Exercise description
Each line of the listing must be transcribed exactly, except for the images, which should be excluded.

Dataset section
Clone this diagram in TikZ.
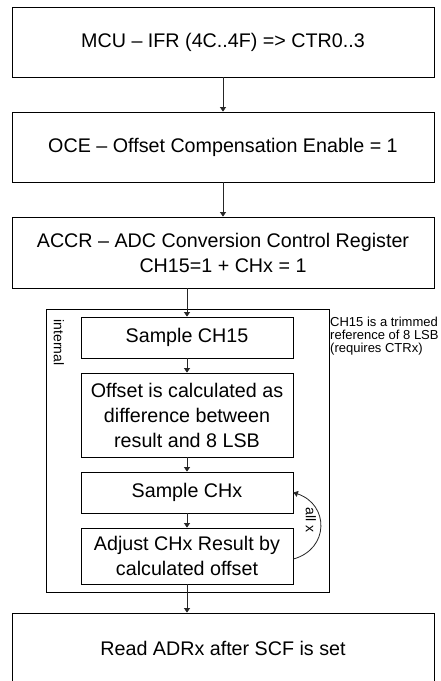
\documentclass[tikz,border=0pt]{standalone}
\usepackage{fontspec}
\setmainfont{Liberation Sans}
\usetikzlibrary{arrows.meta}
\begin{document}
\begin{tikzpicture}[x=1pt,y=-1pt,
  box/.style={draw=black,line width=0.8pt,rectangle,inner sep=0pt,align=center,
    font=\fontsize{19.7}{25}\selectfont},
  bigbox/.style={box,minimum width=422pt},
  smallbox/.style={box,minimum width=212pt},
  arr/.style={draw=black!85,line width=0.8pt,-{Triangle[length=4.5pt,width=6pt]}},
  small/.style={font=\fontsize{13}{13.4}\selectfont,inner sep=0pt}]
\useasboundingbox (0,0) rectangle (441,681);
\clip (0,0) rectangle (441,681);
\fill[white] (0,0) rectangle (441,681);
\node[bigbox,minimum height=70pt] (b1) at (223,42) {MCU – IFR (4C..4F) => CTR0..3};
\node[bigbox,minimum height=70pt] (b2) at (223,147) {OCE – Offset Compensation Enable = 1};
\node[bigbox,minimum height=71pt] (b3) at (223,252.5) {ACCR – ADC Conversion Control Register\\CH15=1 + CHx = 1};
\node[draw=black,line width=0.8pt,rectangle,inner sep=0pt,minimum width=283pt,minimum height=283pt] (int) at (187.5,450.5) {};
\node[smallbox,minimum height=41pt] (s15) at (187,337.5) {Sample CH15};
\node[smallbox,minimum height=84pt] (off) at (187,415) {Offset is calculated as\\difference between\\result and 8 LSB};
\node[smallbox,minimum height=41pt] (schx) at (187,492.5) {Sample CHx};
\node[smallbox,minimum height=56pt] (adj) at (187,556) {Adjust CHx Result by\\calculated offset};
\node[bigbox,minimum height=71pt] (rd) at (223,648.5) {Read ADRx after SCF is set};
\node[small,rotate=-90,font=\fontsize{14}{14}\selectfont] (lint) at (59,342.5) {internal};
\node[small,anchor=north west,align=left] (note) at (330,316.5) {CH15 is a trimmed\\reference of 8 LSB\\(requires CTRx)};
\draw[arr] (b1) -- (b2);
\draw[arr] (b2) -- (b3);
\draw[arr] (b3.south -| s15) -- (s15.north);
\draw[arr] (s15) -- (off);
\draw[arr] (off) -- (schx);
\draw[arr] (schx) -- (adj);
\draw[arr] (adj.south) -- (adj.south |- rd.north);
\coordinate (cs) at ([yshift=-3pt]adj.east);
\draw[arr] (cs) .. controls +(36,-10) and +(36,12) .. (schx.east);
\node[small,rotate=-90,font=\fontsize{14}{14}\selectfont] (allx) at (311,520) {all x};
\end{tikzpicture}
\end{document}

Finished exercise
Clone this diagram in TikZ.
\documentclass[tikz,border=0pt]{standalone}
\usepackage{fontspec}
\setmainfont{Liberation Sans}
\usetikzlibrary{arrows.meta}
\begin{document}
\begin{tikzpicture}[x=1pt,y=-1pt,
  box/.style={draw=black,line width=0.8pt,rectangle,inner sep=0pt,align=center,
    font=\fontsize{19.7}{25}\selectfont},
  bigbox/.style={box,minimum width=422pt},
  smallbox/.style={box,minimum width=212pt},
  arr/.style={draw=black!85,line width=0.8pt,-{Triangle[length=4.5pt,width=6pt]}},
  small/.style={font=\fontsize{13}{13.4}\selectfont,inner sep=0pt}]
\useasboundingbox (0,0) rectangle (441,681);
\clip (0,0) rectangle (441,681);
\fill[white] (0,0) rectangle (441,681);
\node[bigbox,minimum height=70pt] (b1) at (223,42) {MCU – IFR (4C..4F) => CTR0..3};
\node[bigbox,minimum height=70pt] (b2) at (223,147) {OCE – Offset Compensation Enable = 1};
\node[bigbox,minimum height=71pt] (b3) at (223,252.5) {ACCR – ADC Conversion Control Register\\CH15=1 + CHx = 1};
\node[draw=black,line width=0.8pt,rectangle,inner sep=0pt,minimum width=283pt,minimum height=283pt] (int) at (187.5,450.5) {};
\node[smallbox,minimum height=41pt] (s15) at (187,337.5) {Sample CH15};
\node[smallbox,minimum height=84pt] (off) at (187,415) {Offset is calculated as\\difference between\\result and 8 LSB};
\node[smallbox,minimum height=41pt] (schx) at (187,492.5) {Sample CHx};
\node[smallbox,minimum height=56pt] (adj) at (187,556) {Adjust CHx Result by\\calculated offset};
\node[bigbox,minimum height=71pt] (rd) at (223,648.5) {Read ADRx after SCF is set};
\node[small,rotate=-90,font=\fontsize{14}{14}\selectfont] (lint) at (59,342.5) {internal};
\node[small,anchor=north west,align=left] (note) at (330,316.5) {CH15 is a trimmed\\reference of 8 LSB\\(requires CTRx)};
\draw[arr] (b1) -- (b2);
\draw[arr] (b2) -- (b3);
\draw[arr] (b3.south -| s15) -- (s15.north);
\draw[arr] (s15) -- (off);
\draw[arr] (off) -- (schx);
\draw[arr] (schx) -- (adj);
\draw[arr] (adj.south) -- (adj.south |- rd.north);
\coordinate (cs) at ([yshift=-3pt]adj.east);
\draw[arr] (cs) .. controls +(36,-10) and +(36,12) .. (schx.east);
\node[small,rotate=-90,font=\fontsize{14}{14}\selectfont] (allx) at (311,520) {all x};
\end{tikzpicture}
\end{document}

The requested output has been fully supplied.